No Facebook, outra ferramenta de engate muito utilizada em virtude da sua diversidade, é fácil identificar os padres ou seminaristas gays. É o caso, por exemplo, de vários prelados que acompanhamos em Roma: a maior parte deles conhece mal as regras de confidencialidade da rede social e deixa visível a sua lista de amigos. Com efeito, basta olhar para essa conta depois da de um gay romano bem integrado na comunidade homossexual da cidade, para determinar, a partir dos «amigos comuns», com uma quase certeza se o padre é ou não gay. Sem que uma timeline contenha a menor mensagem gay, o funcionamento do Facebook trai quase automaticamente os gays.
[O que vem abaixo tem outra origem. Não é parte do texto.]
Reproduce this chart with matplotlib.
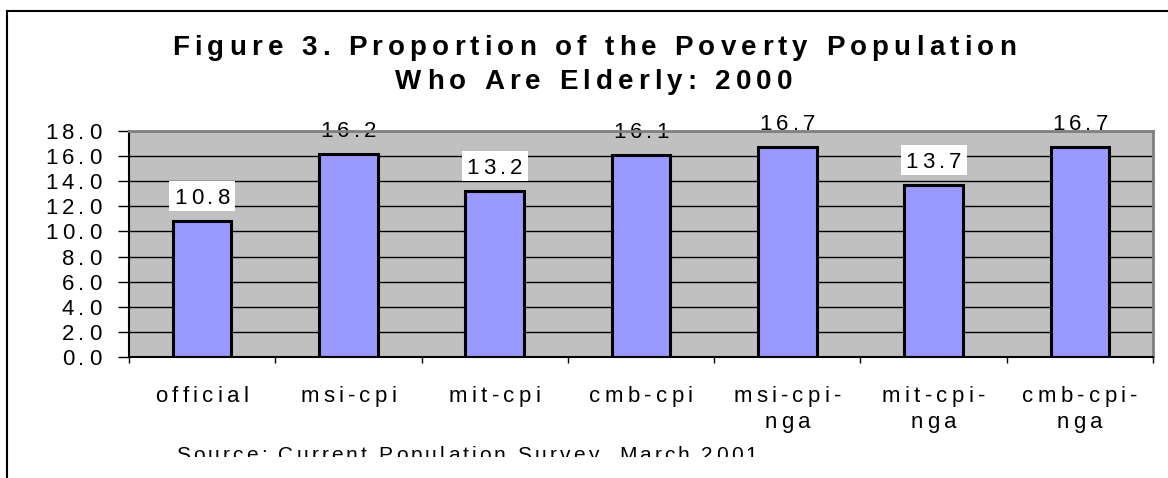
import matplotlib
matplotlib.use('Agg')
import matplotlib.pyplot as plt
from matplotlib.font_manager import FontProperties
from matplotlib.transforms import IdentityTransform, Bbox
from matplotlib.patches import Rectangle
from matplotlib.lines import Line2D
import numpy as np

categories = ['official', 'msi-cpi', 'mit-cpi', 'cmb-cpi', 'msi-cpi-nga', 'mit-cpi-nga', 'cmb-cpi-nga']
values = [10.8, 16.2, 13.2, 16.1, 16.7, 13.7, 16.7]
yticks = [0, 2, 4, 6, 8, 10, 12, 14, 16, 18]
title_lines = ['Figure 3. Proportion of the Poverty Population', 'Who Are Elderly: 2000']
source = 'Source: Current Population Survey, March 2001.'

W, H = 1168, 478
fig = plt.figure(figsize=(W / 100, H / 100), dpi=100)
ax = fig.add_axes([129 / W, 121 / H, 1024 / W, 226 / H])
R = fig.canvas.get_renderer()
px = IdentityTransform()


def spaced(host, x, y, s, size, track, ha='center', weight='normal', **kw):
    # draws s one letter at a time so the letters can be spread out (x, y in pixels, y = baseline)
    fp = FontProperties(family=['Liberation Sans', 'DejaVu Sans'], size=size, weight=weight)
    bar = R.get_text_width_height_descent('||', fp, ismath=False)[0]
    widths = [R.get_text_width_height_descent('|' + c + '|', fp, ismath=False)[0] - bar for c in s]
    total = sum(widths) + track * (len(s) - 1)
    if ha == 'center':
        x -= total / 2
    elif ha == 'right':
        x -= total
    arts = []
    for c, w in zip(s, widths):
        if c != ' ':
            arts.append(host.text(x, y, c, fontproperties=fp, transform=px,
                                  ha='left', va='baseline', **kw))
        x += w + track
    return total, arts


x = np.arange(len(categories))
ax.set_facecolor('#C0C0C0')
ax.bar(x, values, width=0.4, color='#9999FF', edgecolor='black', linewidth=2.2, zorder=2)
ax.set_xlim(-0.5, len(categories) - 0.5)
ax.set_ylim(0, 18)
ax.set_yticks(yticks)
ax.yaxis.grid(True, color='black', linewidth=1.0)
ax.set_axisbelow(True)
ax.set_xticks(np.arange(len(categories) + 1) - 0.5)
ax.tick_params(axis='x', direction='out', length=4, width=1, labelbottom=False)
ax.tick_params(axis='y', direction='out', length=8, width=1, labelleft=False)
for s in ['top', 'right']:
    ax.spines[s].set_color('#808080')
    ax.spines[s].set_linewidth(2)
for s in ['left', 'bottom']:
    ax.spines[s].set_color('black')
    ax.spines[s].set_linewidth(1.5)

# data labels
top_px = ax.transAxes.transform((0, 1))[1]
for xi, v in zip(x, values):
    cx, cy = ax.transData.transform((xi, v))
    tc = cy + 25
    w, arts = spaced(ax, cx, tc - 8, f'{v:.1f}', 16, 4.2, zorder=2.4, clip_on=False)
    if tc + 15 <= top_px:
        ax.add_patch(Rectangle((cx - w / 2 - 5, tc - 15), w + 10, 30, transform=px,
                               facecolor='white', edgecolor='none', zorder=2.3, clip_on=False))

# y tick labels
left_px, bottom_px = ax.transAxes.transform((0, 0))
for t in yticks:
    ty = ax.transData.transform((0, t))[1]
    spaced(fig, left_px - 28, ty - 8, f'{t:.1f}', 16, 4.2, ha='right')

# category labels, wrapped after the last hyphen like the original
for xi, lab in zip(x, categories):
    cx = ax.transData.transform((xi, 0))[0]
    if lab.count('-') > 1:
        k = lab.rfind('-') + 1
        lines = [lab[:k], lab[k:]]
    else:
        lines = [lab]
    for i, line in enumerate(lines):
        spaced(fig, cx, bottom_px - 44.7 - 26 * i, line, 16, 4.3)

# title
spaced(fig, 594, H - 55, title_lines[0], 20, 5.2, weight='bold')
spaced(fig, 594, H - 89, title_lines[1], 20, 5.2, weight='bold')

# source note, cut off at the bottom as in the original
_, arts = spaced(fig, 471, 17, source, 15, 3.1)
clip = Bbox.from_extents(0, 21.3, W, H)
for a in arts:
    a.set_clip_box(clip)
    a.set_clip_on(True)

# chart border
fig.add_artist(Line2D([7 / W, 7 / W], [0, 1 - 11 / H], transform=fig.transFigure, color='black', lw=1.5))
fig.add_artist(Line2D([7 / W, 1], [1 - 11 / H, 1 - 11 / H], transform=fig.transFigure, color='black', lw=1.5))

fig.savefig('out.png', dpi=100)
No Twitter, Instagram, Google + ou LinkedIn, ligando-os ao Facebook, podemos fazer o mesmo tipo de pesquisa de uma forma totalmente legal. Graças a ferramentas profissionais como Brandwath, KB Crawl ou Maltego, podem analisar-se os conteúdos «sociais» de um padre, os seus amigos, os conteúdos de que gostou, que partilhou ou publicou e ver aparecer, inclusive, as suas diferentes contas ligadas (por vezes sob identidades diferentes). Tive a oportunidade de utilizar esse tipo de software muito eficaz que permite criar hierarquias gerais e gráficos de todas as interações de uma pessoa nas redes sociais, a partir das informações públicas que deixa na web. O resultado é impressionante porque o perfil completo da personagem emerge a partir de milhares de dados que comunicou pessoalmente nas redes, sem sequer se lembrar: na maior parte dos casos, se essa pessoa for homossexual, essa informação aparece com uma pequena margem de incerteza. Para escapar a esse tipo de ferramentas, é preciso ter compartimentado de tal forma a vida, utilizando redes separadas e nunca tendo partilhado com os amigos a mais ínfima informação pessoal, que é quase impossível tê-lo feito.

Os smartphones e a internet estão, por conseguinte, a mudar a vida dos seminaristas e dos padres, para o melhor e para o pior. Aliás, ao longo desta investigação, eu próprio utilizei consideravelmente estas novas ferramentas digitais, alugando apartamentos no Airbnb, utilizando o Waze e circulando na Uber, contactando os padres no LinkedIn ou no Facebook, guardando importantes documentos ou gravações no Pocket, Wunderlist ou Voice Record, e conversando secretamente com muitas fontes no Skype, Signal, WhatsApp ou Telegram. O escritor de hoje é digital – um verdadeiro «digital writer».

NESTE LIVRO, NÃO TENTO REDUZIR a vida dos seminaristas e dos padres à homossexualidade, à orgia, à masturbação ou à pornografia online. Há, é claro, determinados religiosos que podemos classificar como «ascéticos», que não se interessam pelo sexo e vivem pacificamente a sua castidade. Mas, segundo todos os testemunhos, os padres que são fiéis ao voto de celibato seriam uma minoria.

Em última análise, as revelações sobre a homossexualidade dos padres e as vidas duplas do Vaticano ainda mal começaram. Com a multiplicação de smartphones que permitem filmar e gravar tudo, com as redes sociais onde tudo se sabe, os segredos do Vaticano serão cada vez mais difíceis de guardar. A palavra liberta-se. Hoje em dia, jornalistas corajosos investigam em todo o mundo a hipocrisia generalizada do clero e as testemunhas põem-se a falar. Alguns cardeais que interroguei pensam que «essas questões não são essenciais», que «foram demasiado exploradas» e que «as polémicas sexuais já foram ultrapassadas». Desejariam que se virasse a página.

Penso precisamente o contrário. Creio que mal tocámos no assunto e tudo o que conto neste livro não é mais do que a primeira página de uma longa história que está a ser escrita. Prevejo mesmo que estou aquém da realidade. A revelação, o desnudar, a história do mundo secreto, e ainda quase inexplorado, de Sodoma ainda mal começou.